Trump es un capitalista neoliberal y arrabalero por sus operaciones financieras turbias e ilegales, o que rayan la ilegalidad, y por amigos y socios de la misma índole y tan depredadores como él (David J. Pecker, Roy Cohn, Michael Cohen, etc.). Por eso adopta un vínculo precapitalista y predemocrático con su cargo, fundiéndose éste con su persona, y beneficiándose de esa fusión él mismo y sus amigos. De ahí el recelo con el que fue recibido por el mundo neoliberal, porque la faceta de árbitro de la élite capitalista se ve cuestionada por su alteración de las reglas normales del comportamiento político esencial para la función de moderación de la pugna interna del capitalismo. Sólo la crisis generada por la gran recesión económica de 2008, los efectos duraderos de una creciente desindustrialización y la inoperancia en este ámbito de las administraciones Carter, Clinton y Obama explican su triunfo hace dos años.

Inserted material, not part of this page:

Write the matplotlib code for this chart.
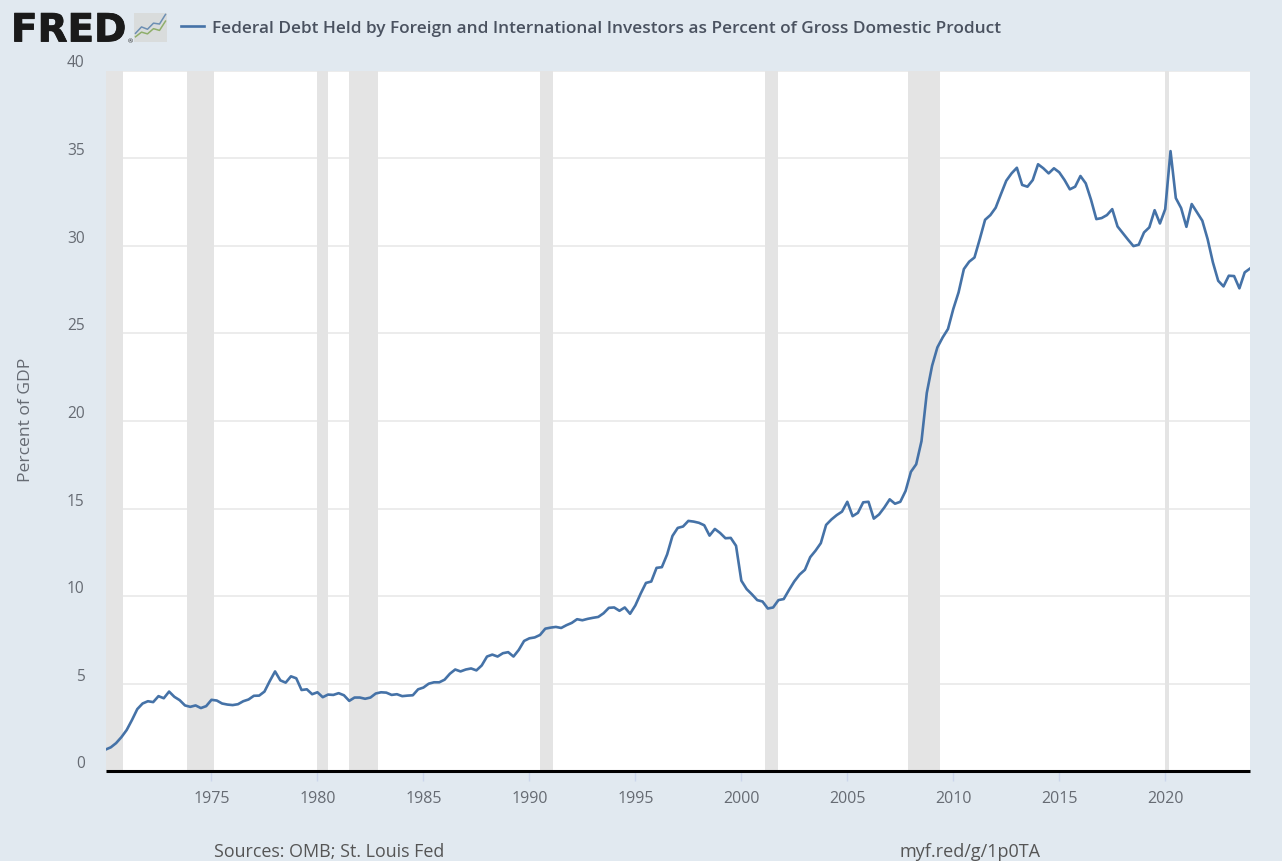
import numpy as np
import matplotlib
matplotlib.use("Agg")
import matplotlib.pyplot as plt
import matplotlib.patheffects as pe

plt.rcParams['font.family'] = ['Open Sans', 'DejaVu Sans']

# quarterly, starting 1970 Q1, percent of GDP
debt_pct = [
    1.25, 1.38, 1.62, 1.96, 2.37, 2.94, 3.56, 3.88, 4.01, 3.96, 4.30, 4.18,  # 1970-72
    4.56, 4.26, 4.07, 3.77, 3.69, 3.77, 3.62, 3.73, 4.09, 4.05, 3.88, 3.82,  # 1973-75
    3.79, 3.84, 4.01, 4.11, 4.32, 4.33, 4.56, 5.16, 5.71, 5.20, 5.07, 5.43,  # 1976-78
    5.32, 4.65, 4.69, 4.41, 4.52, 4.24, 4.39, 4.37, 4.47, 4.35, 4.03, 4.22,  # 1979-81
    4.22, 4.15, 4.22, 4.45, 4.52, 4.50, 4.37, 4.41, 4.30, 4.33, 4.35, 4.69,  # 1982-84
    4.79, 5.01, 5.09, 5.09, 5.24, 5.58, 5.82, 5.71, 5.82, 5.88, 5.77, 6.05,  # 1985-87
    6.56, 6.67, 6.56, 6.75, 6.81, 6.56, 6.94, 7.45, 7.60, 7.65, 7.79, 8.15,  # 1988-90
    8.21, 8.25, 8.19, 8.35, 8.48, 8.69, 8.63, 8.71, 8.77, 8.82, 9.03, 9.34,  # 1991-93
    9.36, 9.17, 9.36, 9.00, 9.48, 10.15, 10.76, 10.84, 11.62, 11.66, 12.39, 13.44,  # 1994-96
    13.90, 13.98, 14.30, 14.26, 14.19, 14.05, 13.46, 13.84, 13.61, 13.31, 13.33, 12.88,  # 1997-99
    10.89, 10.41, 10.11, 9.78, 9.70, 9.30, 9.36, 9.78, 9.84, 10.36, 10.85, 11.24,  # 2000-02
    11.51, 12.23, 12.60, 13.03, 14.07, 14.38, 14.63, 14.83, 15.39, 14.57, 14.76, 15.36,  # 2003-05
    15.39, 14.43, 14.67, 15.07, 15.53, 15.28, 15.39, 16.01, 17.10, 17.53, 18.85, 21.60,  # 2006-08
    23.15, 24.20, 24.77, 25.25, 26.39, 27.34, 28.67, 29.09, 29.33, 30.38, 31.48, 31.75,  # 2009-11
    32.17, 32.95, 33.71, 34.13, 34.45, 33.47, 33.37, 33.75, 34.65, 34.42, 34.13, 34.42,  # 2012-14
    34.19, 33.75, 33.22, 33.37, 33.98, 33.56, 32.62, 31.52, 31.58, 31.75, 32.09, 31.10,  # 2015-17
    30.72, 30.34, 29.98, 30.06, 30.76, 31.05, 32.03, 31.27, 32.09, 35.40, 32.72, 32.15,  # 2018-20
    31.08, 32.38, 31.90, 31.43, 30.38, 29.05, 28.00, 27.68, 28.29, 28.27, 27.57, 28.48,  # 2021-23
    28.70,  # 2024 Q1
]
years = 1970 + np.arange(len(debt_pct)) / 4

recession_start = [1970.0, 1973.85, 1980.0, 1981.5, 1990.5, 2001.13, 2007.87, 2020.01]
recession_end = [1970.82, 1975.12, 1980.5, 1982.85, 1991.13, 2001.75, 2009.36, 2020.17]

year_ticks = list(range(1975, 2021, 5))
pct_ticks = [0, 5, 10, 15, 20, 25, 30, 35, 40]

title = "Federal Debt Held by Foreign and International Investors as Percent of Gross Domestic Product"

W, H = 1282, 862
BG = '#e1e9f0'
LINE = '#4572a7'
TXT = '#666b73'

fig = plt.figure(figsize=(W / 100, H / 100), dpi=100, facecolor=BG)
ax = fig.add_axes([105.5 / W, 1 - 772.5 / H, (1250 - 105.5) / W, 701 / H])

for s, e in zip(recession_start, recession_end):
    ax.axvspan(s, e, color='#e4e4e4', lw=0, zorder=2)

ax.plot(years, debt_pct, color=LINE, lw=1.9, zorder=3, solid_joinstyle='round')

ax.set_xlim(1970, 2024)
ax.set_ylim(0, 40)
ax.set_xticks(year_ticks)
ax.set_yticks(pct_ticks)
ax.grid(axis='y', color='#ebebeb', lw=1.3, zorder=1)
ax.set_axisbelow(True)
for side in ['top', 'left', 'right']:
    ax.spines[side].set_visible(False)
ax.spines['bottom'].set_color('black')
ax.spines['bottom'].set_linewidth(2.2)
ax.spines['bottom'].set_zorder(5)
ax.spines['bottom'].set_capstyle('butt')
ax.spines['bottom'].set_position(('outward', -0.7))

ax.tick_params(axis='x', length=7, width=1, color='#ccd6eb', pad=6.7, labelsize=11.5, labelcolor=TXT)
ax.tick_params(axis='y', length=0, pad=15, labelsize=11.2, labelcolor=TXT)
# FRED puts the y labels just above their grid lines
for lab in ax.get_yticklabels():
    lab.set_verticalalignment('bottom')
    lab.set_horizontalalignment('right')

fig.text(26 / W, 1 - 420 / H, "Percent of GDP", rotation=90, ha='center', va='center',
         fontsize=12.6, color=TXT)

# header
logo = fig.text(11 / W, 1 - 42.5 / H, "FRED", family=['DejaVu Sans'], fontweight='bold',
                fontsize=28, color='#1a1a1a', ha='left', va='baseline')
logo.set_path_effects([pe.withStroke(linewidth=0.6, foreground='#1a1a1a')])
fig.text(128 / W, 1 - 43 / H, "®", fontsize=4.5, color='#1a1a1a', ha='left', va='baseline')

icon = fig.add_axes([134 / W, 1 - 43 / H, 33 / W, 29 / H], facecolor='#d9dcdc')
icon.plot([0, 2, 4, 6, 8, 10], [3, 5.2, 4.4, 6.5, 6.2, 9.5], color='#6d8fb3', lw=1.1)
icon.plot([0, 2, 4, 6, 8, 10], [1.8, 3.4, 2.8, 4.6, 4.0, 7.2], color='#8fae6a', lw=1.1)
icon.set_xlim(-0.5, 10.5)
icon.set_ylim(0, 10)
icon.set_xticks([])
icon.set_yticks([])
for side in icon.spines:
    icon.spines[side].set_visible(False)

fig.add_artist(plt.Line2D([181 / W, 204 / W], [1 - 27 / H, 1 - 27 / H], color=LINE, lw=1.9))
fig.text(212 / W, 1 - 29 / H, title, fontsize=12.4, fontweight='semibold', color='#4a5260',
         ha='left', va='center')

# footer
fig.text(214 / W, 1 - 852 / H, "Sources: OMB; St. Louis Fed", fontsize=12.9, color='#555555',
         ha='left', va='center')
fig.text(900 / W, 1 - 852 / H, "myf.red/g/1p0TA", fontsize=13, color='#555555',
         ha='left', va='center')

fig.savefig('out.png', dpi=100, facecolor=BG)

Las crisis ponen en peligro el complejo control que la clase capitalista ha logrado en circunstancias normales y crean las condiciones para que agentes políticos externos dirijan el sistema político. Pero no nos equivoquemos, Trump es un agente externo, pero no es un fascista ni ha tratado de introducir el fascismo en EE UU, aunque haya aplicado políticas contra los pobres y los trabajadores y políticas racistas, sexistas, anti-inmigrantes y anti-ambientales. La realidad es que ha puesto en marcha un programa neoliberal mucho más implacable que el precedente, desmantelando las políticas fiscales y regulatorias, sobre todo en el ámbito laboral, del medio ambiente y de la protección al consumidor, y reduciendo los derechos civiles y de voto.
Lo que en cualquier otro país y coyuntura podría ser una desventaja y un obstáculo puede no serlo tanto hoy en EE UU. Los demócratas pueden cumplir las expectativas que se les atribuyen o encadenar un segundo descalabro estruendoso que reviente el partido. Si no consiguen triunfar, Trump remodelará el país a su antojo y controlará todas las instituciones.